**TASK REQUIREMENTS:**
Every line from the top of the records through the line containing "const changingY = [1.4, 1.07, 1.26, 0.82, 0.82]" should be retyped exactly; the pictures should not.

**TASK MATERIAL:**
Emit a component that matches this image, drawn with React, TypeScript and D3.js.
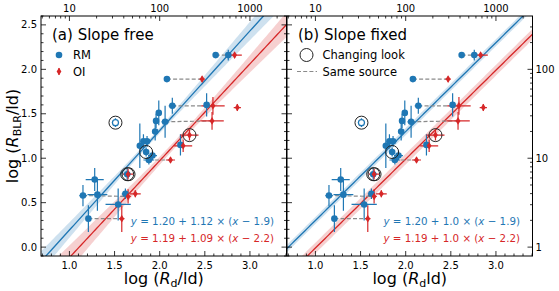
import * as d3 from 'd3'

const BLUE = '#1f77b4'
const RED = '#d62728'
const FONT = 'DejaVu Sans, Verdana, sans-serif'

// RM points: log Rd, log R_BLR, x error, y error
const rmX = [2.62, 2.76, 2.08, 2.14, 2.52, 2.06, 1.99, 1.96, 1.95, 1.78, 1.82, 1.86, 1.85, 1.92, 1.88, 2.23, 1.28, 1.15, 1.31, 1.62, 1.54, 1.21, 1.51, 1.64]
const rmY = [2.16, 2.16, 1.89, 1.59, 1.6, 1.41, 1.51, 1.42, 1.3, 1.14, 1.19, 1.19, 1.07, 1.03, 0.98, 1.15, 0.76, 0.58, 0.59, 0.6, 0.48, 0.32, 1.4, 0.82]
const rmXErr = [0, 0.02, 0.02, 0.04, 0.03, 0.04, 0.02, 0.02, 0.02, 0.03, 0.03, 0.04, 0.03, 0.05, 0.06, 0.02, 0.1, 0.04, 0.11, 0.04, 0.14, 0.03, 0.04, 0.04]
const rmYErr = [0, 0.06, 0.02, 0.09, 0.13, 0.18, 0.14, 0.08, 0.1, 0.25, 0.08, 0.06, 0.05, 0.05, 0.05, 0.12, 0.13, 0.12, 0.18, 0.06, 0.18, 0.15, 0.05, 0.07]
const rmOpen = [22]

// OI points
const oiX = [2.83, 2.47, 2.59, 2.58, 2.86, 2.33, 2.26, 2.12, 1.65, 1.73, 1.65, 1.58]
const oiY = [2.16, 1.89, 1.59, 1.42, 1.57, 1.26, 1.14, 0.98, 0.82, 0.6, 0.57, 0.32]
const oiXErr = [0.08, 0.03, 0.13, 0.13, 0.04, 0.1, 0.1, 0.05, 0.06, 0.06, 0.03, 0.03]
const oiYErr = [0.03, 0.03, 0.1, 0.1, 0.04, 0.06, 0.07, 0.03, 0.06, 0.04, 0.08, 0.15]

// same source pairs: [rm index, oi index]
const samePairs = [[0, 0], [2, 1], [3, 2], [5, 3], [14, 7], [17, 10], [21, 11]]
// changing look sources (x, y)
const changingX = [1.51, 1.85, 2.33, 1.64, 1.655]
const changingY = [1.4, 1.07, 1.26, 0.82, 0.82]

// fits: intercept at pivot, slope, pivot, sigma intercept, sigma slope
const fitFree = [
  { a: 1.2, b: 1.12, x0: 1.9, sa: 0.03, sb: 0.09, color: BLUE },
  { a: 1.19, b: 1.09, x0: 2.2, sa: 0.04, sb: 0.11, color: RED },
]
const fitFixed = [
  { a: 1.2, b: 1.0, x0: 1.9, sa: 0.04, sb: 0, color: BLUE },
  { a: 1.19, b: 1.0, x0: 2.2, sa: 0.06, sb: 0, color: RED },
]
const eqFree = ['1.20 + 1.12', '1.9', '1.19 + 1.09', '2.2']
const eqFixed = ['1.20 + 1.0', '1.9', '1.19 + 1.0', '2.2']

const xTicks = [1.0, 1.5, 2.0, 2.5, 3.0]
const yTicks = [0.0, 0.5, 1.0, 1.5, 2.0, 2.5]
const logTicks = [1, 10, 100, 1000]

const TOP = 16
const BOTTOM = 256
const PW = 245.5
const X_DOMAIN = [0.685, 3.405]
const Y_DOMAIN = [-0.1, 2.6]

const y = d3.scaleLinear(Y_DOMAIN, [BOTTOM, TOP])

const diamond = 'M0,-3.8L2.4,0L0,3.8L-2.4,0Z'

function Equation({ xr, yb, color, parts }: { xr: number; yb: number; color: string; parts: string[] }) {
  return (
    <text x={xr} y={yb} textAnchor="end" fill={color} fontSize={10.3} fontFamily={FONT}>
      <tspan fontStyle="italic">y</tspan>
      {` = ${parts[0]} × (`}
      <tspan fontStyle="italic">x</tspan>
      {` − ${parts[1]})`}
    </text>
  )
}

function Panel({ left, fits, eq, label, id, isLeft }: any) {
  const x = d3.scaleLinear(X_DOMAIN, [left, left + PW])
  const right = left + PW
  const samples = d3.range(X_DOMAIN[0], X_DOMAIN[1] + 0.001, 0.02)
  const minorX = d3.range(0.7, 3.41, 0.1).filter((v) => Math.abs(v * 2 - Math.round(v * 2)) > 0.01)
  const minorY = d3.range(-0.1, 2.61, 0.1).filter((v) => Math.abs(v * 2 - Math.round(v * 2)) > 0.01)
  const logMinor: number[] = []
  for (let n = 0; n < 4; n++) for (let k = 2; k < 10; k++) logMinor.push(n + Math.log10(k))
  const minorTop = logMinor.filter((v) => v > X_DOMAIN[0] && v < X_DOMAIN[1])
  const minorRight = logMinor.filter((v) => v > Y_DOMAIN[0] && v < Y_DOMAIN[1])

  return (
    <g>
      <defs>
        <clipPath id={id}>
          <rect x={left} y={TOP} width={PW} height={BOTTOM - TOP} />
        </clipPath>
      </defs>
      <g clipPath={`url(#${id})`}>
        {fits.map((f: any, i: number) => {
          const half = (v: number) => Math.sqrt(f.sa * f.sa + (f.sb * (v - f.x0)) ** 2)
          const mid = (v: number) => f.a + f.b * (v - f.x0)
          const band = d3
            .area<number>()
            .x((v) => x(v))
            .y0((v) => y(mid(v) - half(v)))
            .y1((v) => y(mid(v) + half(v)))
          const line = d3
            .line<number>()
            .x((v) => x(v))
            .y((v) => y(mid(v)))
          return (
            <g key={i}>
              <path d={band(samples)!} fill={f.color} fillOpacity={0.22} />
              <path d={line(samples)!} fill="none" stroke={f.color} strokeWidth={1.3} />
            </g>
          )
        })}
        {samePairs.map(([r, o], i) => (
          <line key={i} x1={x(rmX[r])} x2={x(oiX[o])} y1={y(rmY[r])} y2={y(oiY[o])} stroke="#8a8a8a" strokeWidth={1.2} strokeDasharray="4,2.2" />
        ))}
        {rmX.map((v, i) => (
          <g key={'rm' + i} stroke={BLUE} strokeWidth={1.2}>
            <line x1={x(v - rmXErr[i])} x2={x(v + rmXErr[i])} y1={y(rmY[i])} y2={y(rmY[i])} />
            <line x1={x(v)} x2={x(v)} y1={y(rmY[i] - rmYErr[i])} y2={y(rmY[i] + rmYErr[i])} />
          </g>
        ))}
        {oiX.map((v, i) => (
          <g key={'oi' + i} stroke={RED} strokeWidth={1.2}>
            <line x1={x(v - oiXErr[i])} x2={x(v + oiXErr[i])} y1={y(oiY[i])} y2={y(oiY[i])} />
            <line x1={x(v)} x2={x(v)} y1={y(oiY[i] - oiYErr[i])} y2={y(oiY[i] + oiYErr[i])} />
          </g>
        ))}
        {rmX.map((v, i) =>
          rmOpen.includes(i) ? (
            <circle key={'m' + i} cx={x(v)} cy={y(rmY[i])} r={3} fill="white" stroke={BLUE} strokeWidth={1.2} />
          ) : (
            <circle key={'m' + i} cx={x(v)} cy={y(rmY[i])} r={3.3} fill={BLUE} />
          ),
        )}
        {oiX.map((v, i) => (
          <path key={'d' + i} d={diamond} transform={`translate(${x(v)},${y(oiY[i])})`} fill={RED} />
        ))}
        {changingX.map((v, i) => (
          <circle key={'c' + i} cx={x(v)} cy={y(changingY[i])} r={6.5} fill="none" stroke="#222" strokeWidth={1} />
        ))}
      </g>

      {/* frame */}
      <rect x={left} y={TOP} width={PW} height={BOTTOM - TOP} fill="none" stroke="#000" strokeWidth={1} />

      {/* ticks, all pointing inward */}
      <g stroke="#000" strokeWidth={0.8}>
        {xTicks.map((t) => (
          <line key={'xb' + t} x1={x(t)} x2={x(t)} y1={BOTTOM} y2={BOTTOM - 5} />
        ))}
        {minorX.map((t) => (
          <line key={'xm' + t} x1={x(t)} x2={x(t)} y1={BOTTOM} y2={BOTTOM - 2.5} />
        ))}
        {[1, 2, 3].map((t) => (
          <line key={'xt' + t} x1={x(t)} x2={x(t)} y1={TOP} y2={TOP + 5} />
        ))}
        {minorTop.map((t) => (
          <line key={'xtm' + t} x1={x(t)} x2={x(t)} y1={TOP} y2={TOP + 2.5} />
        ))}
        {yTicks.map((t) => (
          <line key={'yl' + t} x1={left} x2={left + 5} y1={y(t)} y2={y(t)} />
        ))}
        {minorY.map((t) => (
          <line key={'ylm' + t} x1={left} x2={left + 2.5} y1={y(t)} y2={y(t)} />
        ))}
        {isLeft
          ? yTicks.map((t) => <line key={'yr' + t} x1={right} x2={right - 5} y1={y(t)} y2={y(t)} />)
          : [0, 1, 2].map((t) => <line key={'yr' + t} x1={right} x2={right - 5} y1={y(t)} y2={y(t)} />)}
        {isLeft
          ? minorY.map((t) => <line key={'yrm' + t} x1={right} x2={right - 2.5} y1={y(t)} y2={y(t)} />)
          : minorRight.map((t) => <line key={'yrm' + t} x1={right} x2={right - 2.5} y1={y(t)} y2={y(t)} />)}
      </g>

      <g fontFamily={FONT} fontSize={10} fill="#000">
        {xTicks.map((t) => (
          <text key={'xl' + t} x={x(t)} y={268.5} textAnchor="middle">
            {t.toFixed(1)}
          </text>
        ))}
        {logTicks.slice(1).map((t, i) => (
          <text key={'tl' + t} x={x(i + 1)} y={12} textAnchor="middle">
            {t}
          </text>
        ))}
        {isLeft &&
          yTicks.map((t) => (
            <text key={'ylab' + t} x={left - 4} y={y(t) + 3.6} textAnchor="end">
              {t.toFixed(1)}
            </text>
          ))}
        {!isLeft &&
          logTicks.slice(0, 3).map((t, i) => (
            <text key={'rl' + t} x={right + 3} y={y(i) + 3.6} textAnchor="start">
              {t}
            </text>
          ))}
      </g>

      <text x={left + 11} y={40} fontFamily={FONT} fontSize={15} fill="#000">
        {label}
      </text>

      <Equation xr={left + 233} yb={225} color={BLUE} parts={[eq[0], eq[1]]} />
      <Equation xr={left + 233} yb={242} color={RED} parts={[eq[2], eq[3]]} />

      <text x={left + PW / 2} y={284} textAnchor="middle" fontFamily={FONT} fontSize={16} fill="#000">
        {'log ('}
        <tspan fontStyle="italic">R</tspan>
        <tspan fontSize={11} dy={3}>
          d
        </tspan>
        <tspan dy={-3}>{isLeft ? '/ld)' : 'ld)'}</tspan>
      </text>
    </g>
  )
}

export default function App() {
  const L = 41
  const R = 287
  return (
    <svg width={559} height={291} style={{ position: 'absolute', left: 0, top: 0, background: 'white' }}>
      <Panel left={L} fits={fitFree} eq={eqFree} label="(a) Slope free" id="clipA" isLeft />
      <Panel left={R} fits={fitFixed} eq={eqFixed} label="(b) Slope fixed" id="clipB" isLeft={false} />

      {/* legend panel a */}
      <g fontFamily={FONT} fontSize={11.5} fill="#000">
        <circle cx={59} cy={55} r={3.3} fill={BLUE} />
        <text x={73} y={59}>RM</text>
        <line x1={59} x2={59} y1={68} y2={75} stroke={RED} strokeWidth={1.2} />
        <path d={diamond} transform="translate(59,71.5)" fill={RED} />
        <text x={73} y={75.5}>OI</text>
      </g>
      {/* legend panel b */}
      <g fontFamily={FONT} fontSize={11.5} fill="#000">
        <circle cx={306.5} cy={55} r={6.5} fill="none" stroke="#222" strokeWidth={1} />
        <text x={322.5} y={59}>Changing look</text>
        <line x1={297} x2={317} y1={71.5} y2={71.5} stroke="#8a8a8a" strokeWidth={1.2} strokeDasharray="4,2.2" />
        <text x={322.5} y={75.5}>Same source</text>
      </g>

      <text transform="translate(18,136) rotate(-90)" textAnchor="middle" fontFamily={FONT} fontSize={16} fill="#000">
        {'log ('}
        <tspan fontStyle="italic">R</tspan>
        <tspan fontSize={11} dy={3}>
          BLR
        </tspan>
        <tspan dy={-3}>/ld)</tspan>
      </text>
    </svg>
  )
}
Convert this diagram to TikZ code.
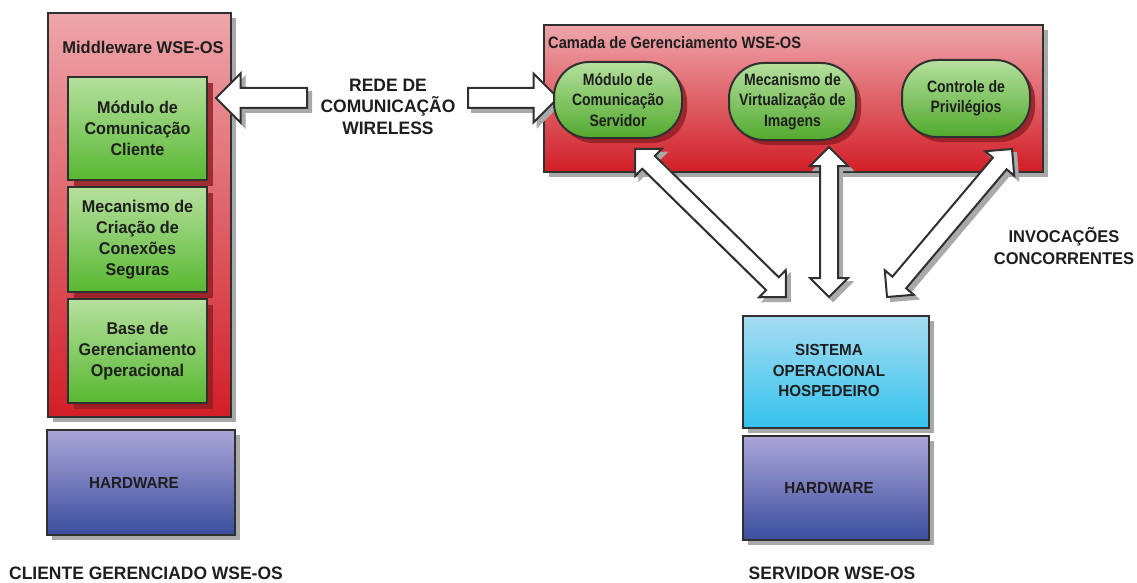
\documentclass[tikz,border=0pt]{standalone}
\usepackage{fontspec}
\setmainfont{Liberation Sans}
\usetikzlibrary{shapes.arrows,shadows,calc}

\definecolor{edge}{HTML}{303030}
\definecolor{ink}{HTML}{1E1E1E}
\definecolor{redtop}{HTML}{EDA6AB}
\definecolor{redbot}{HTML}{D21E27}
\definecolor{redshadow}{HTML}{8F1C22}
\definecolor{greentop}{HTML}{B6E09E}
\definecolor{greenbot}{HTML}{58B832}
\definecolor{bluetop}{HTML}{A6DDF0}
\definecolor{bluebot}{HTML}{35C2EE}
\definecolor{hwtop}{HTML}{ABA5D8}
\definecolor{hwbot}{HTML}{3A4E9E}
\definecolor{shadowgray}{HTML}{A9A9A9}

% bold face squeezed horizontally by #3
\newcommand\lblfont[3]{\fontsize{#1}{#2}\selectfont\bfseries\addfontfeature{FakeStretch=#3}}

% draws a white block arrow (with a flat grey shadow) from #3 to #4
\newcommand\blockarrow[4]{%
  \path let \p1=(#3), \p2=(#4),
            \n1={atan2(\y2-\y1,\x2-\x1)},
            \n2={veclen(\x2-\x1,\y2-\y1)} in
    node[#1, arrshade, minimum height=\n2, rotate=\n1] (#2-shadow) at ($(#3)!0.5!(#4)+(4,4)$) {}
    node[#1, arrface, minimum height=\n2, rotate=\n1] (#2) at ($(#3)!0.5!(#4)$) {};}

\tikzset{
  txt/.style={text=ink, font=\lblfont{17}{21}{0.96}, align=center, inner sep=0pt},
  layer/.style={draw=edge, line width=2pt, top color=redtop, bottom color=redbot,
    drop shadow={shadow xshift=5pt, shadow yshift=-5pt, fill=shadowgray, opacity=1}},
  module/.style={draw=edge, line width=2pt, top color=greentop, bottom color=greenbot,
    minimum width=139pt, text=ink, font=\lblfont{17}{21}{0.95}, align=center,
    drop shadow={shadow xshift=6pt, shadow yshift=-6pt, fill=redshadow, opacity=0.8}},
  service/.style={draw=edge, line width=2pt, top color=greentop, bottom color=greenbot!92!black,
    rounded corners=35pt, text=ink, align=center, font=\lblfont{16.5}{20.5}{0.85},
    drop shadow={shadow xshift=5pt, shadow yshift=-5pt, fill=redshadow, opacity=0.8}},
  hostos/.style={draw=edge, line width=2pt, top color=bluetop, bottom color=bluebot,
    drop shadow={shadow xshift=5pt, shadow yshift=-5pt, fill=shadowgray, opacity=1}},
  hardware/.style={draw=edge, line width=2pt, top color=hwtop, bottom color=hwbot,
    drop shadow={shadow xshift=5pt, shadow yshift=-5pt, fill=shadowgray, opacity=1}},
  boxtext/.style={text=ink, align=center, inner sep=0pt, font=\lblfont{16}{20.5}{0.95}},
  netarrow/.style={single arrow, single arrow head extend=14.5pt, single arrow tip angle=90,
    inner ysep=9pt, inner xsep=0pt, outer sep=0pt},
  callarrow/.style={double arrow, double arrow head extend=10pt, double arrow tip angle=90,
    inner ysep=8pt, inner xsep=0pt, outer sep=0pt},
  arrface/.style={draw=edge, line width=2pt, fill=white},
  arrshade/.style={draw=shadowgray, line width=2pt, fill=shadowgray},
}

\begin{document}
\begin{tikzpicture}[x=1pt, y=-1pt]
  \useasboundingbox (0,0) rectangle (1137,583);
  \fill[white] (0,0) rectangle (1137,583);

  % ---------- managed client ----------
  \node[layer, minimum width=183pt, minimum height=404pt] (mw) at (139.5,215) {};
  \node[txt, font=\lblfont{17}{21}{0.97}] (mwtitle) at (143,47) {Middleware WSE-OS};
  \node[module, minimum height=103pt] (cli) at (137.5,128.5) {Módulo de\\Comunicação\\Cliente};
  \node[module, minimum height=105pt] (sec) at (137.5,239.5) {Mecanismo de\\Criação de\\Conexões\\Seguras};
  \node[module, minimum height=104pt] (ops) at (137.5,351) {Base de\\Gerenciamento\\Operacional};
  \node[hardware, minimum width=188pt, minimum height=105pt] (hwc) at (141,482.5) {};
  \node[boxtext] (hwctext) at (134,483) {HARDWARE};
  \node[txt, font=\lblfont{18}{21}{0.97}] (client) at (146,573) {CLIENTE GERENCIADO WSE-OS};

  % ---------- server management layer ----------
  \node[layer, minimum width=499pt, minimum height=147pt] (mgmt) at (793.5,98.5) {};
  \node[txt, anchor=west, font=\lblfont{16.5}{20}{0.89}] (mgmttitle) at (548,43) {Camada de Gerenciamento WSE-OS};

  % ---------- wireless link ----------
  \coordinate (wlL) at (312,98);
  \coordinate (wlLtip) at (221,98);
  \coordinate (wlR) at (463,98);
  \coordinate (wlRtip) at (553,98);
  \blockarrow{netarrow}{netleft}{wlL}{wlLtip}
  \blockarrow{netarrow}{netright}{wlR}{wlRtip}
  \node[txt, font=\lblfont{18}{21.5}{0.97}] (net) at (388,106.5) {REDE DE\\COMUNICAÇÃO\\WIRELESS};

  % ---------- server services ----------
  \node[service, minimum width=128pt, minimum height=76pt] (srv) at (618,100) {Módulo de\\Comunicação\\Servidor};
  \node[service, minimum width=127pt, minimum height=77pt] (virt) at (792.5,101.5) {Mecanismo de\\Virtualização de\\Imagens};
  \node[service, minimum width=128pt, minimum height=77pt] (priv) at (966,98.5) {Controle de\\Privilégios};

  % ---------- host system ----------
  \node[hostos, minimum width=186pt, minimum height=112pt] (host) at (836,372) {};
  \node[boxtext] (hosttext) at (829,370.5) {SISTEMA\\OPERACIONAL\\HOSPEDEIRO};
  \node[hardware, minimum width=186pt, minimum height=104pt] (hws) at (836,488) {};
  \node[boxtext] (hwstext) at (829,488) {HARDWARE};
  \node[txt, font=\lblfont{18}{21}{0.97}] (server) at (832,573) {SERVIDOR WSE-OS};

  % ---------- concurrent invocations ----------
  \coordinate (c1a) at (635,149);
  \coordinate (c1b) at (786,297);
  \coordinate (c2a) at (829,147);
  \coordinate (c2b) at (829,297);
  \coordinate (c3a) at (1012,149);
  \coordinate (c3b) at (887,297);
  \blockarrow{callarrow}{call1}{c1a}{c1b}
  \blockarrow{callarrow}{call2}{c2a}{c2b}
  \blockarrow{callarrow}{call3}{c3a}{c3b}
  \node[txt, font=\lblfont{17}{22}{0.97}] (inv) at (1064,246) {INVOCAÇÕES\\CONCORRENTES};
\end{tikzpicture}
\end{document}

**OUTPUT:**
Emit a component that matches this image, drawn with React, TypeScript and D3.js.
import * as d3 from 'd3'

const BLUE = '#1f77b4'
const RED = '#d62728'
const FONT = 'DejaVu Sans, Verdana, sans-serif'

// RM points: log Rd, log R_BLR, x error, y error
const rmX = [2.62, 2.76, 2.08, 2.14, 2.52, 2.06, 1.99, 1.96, 1.95, 1.78, 1.82, 1.86, 1.85, 1.92, 1.88, 2.23, 1.28, 1.15, 1.31, 1.62, 1.54, 1.21, 1.51, 1.64]
const rmY = [2.16, 2.16, 1.89, 1.59, 1.6, 1.41, 1.51, 1.42, 1.3, 1.14, 1.19, 1.19, 1.07, 1.03, 0.98, 1.15, 0.76, 0.58, 0.59, 0.6, 0.48, 0.32, 1.4, 0.82]
const rmXErr = [0, 0.02, 0.02, 0.04, 0.03, 0.04, 0.02, 0.02, 0.02, 0.03, 0.03, 0.04, 0.03, 0.05, 0.06, 0.02, 0.1, 0.04, 0.11, 0.04, 0.14, 0.03, 0.04, 0.04]
const rmYErr = [0, 0.06, 0.02, 0.09, 0.13, 0.18, 0.14, 0.08, 0.1, 0.25, 0.08, 0.06, 0.05, 0.05, 0.05, 0.12, 0.13, 0.12, 0.18, 0.06, 0.18, 0.15, 0.05, 0.07]
const rmOpen = [22]

// OI points
const oiX = [2.83, 2.47, 2.59, 2.58, 2.86, 2.33, 2.26, 2.12, 1.65, 1.73, 1.65, 1.58]
const oiY = [2.16, 1.89, 1.59, 1.42, 1.57, 1.26, 1.14, 0.98, 0.82, 0.6, 0.57, 0.32]
const oiXErr = [0.08, 0.03, 0.13, 0.13, 0.04, 0.1, 0.1, 0.05, 0.06, 0.06, 0.03, 0.03]
const oiYErr = [0.03, 0.03, 0.1, 0.1, 0.04, 0.06, 0.07, 0.03, 0.06, 0.04, 0.08, 0.15]

// same source pairs: [rm index, oi index]
const samePairs = [[0, 0], [2, 1], [3, 2], [5, 3], [14, 7], [17, 10], [21, 11]]
// changing look sources (x, y)
const changingX = [1.51, 1.85, 2.33, 1.64, 1.655]
const changingY = [1.4, 1.07, 1.26, 0.82, 0.82]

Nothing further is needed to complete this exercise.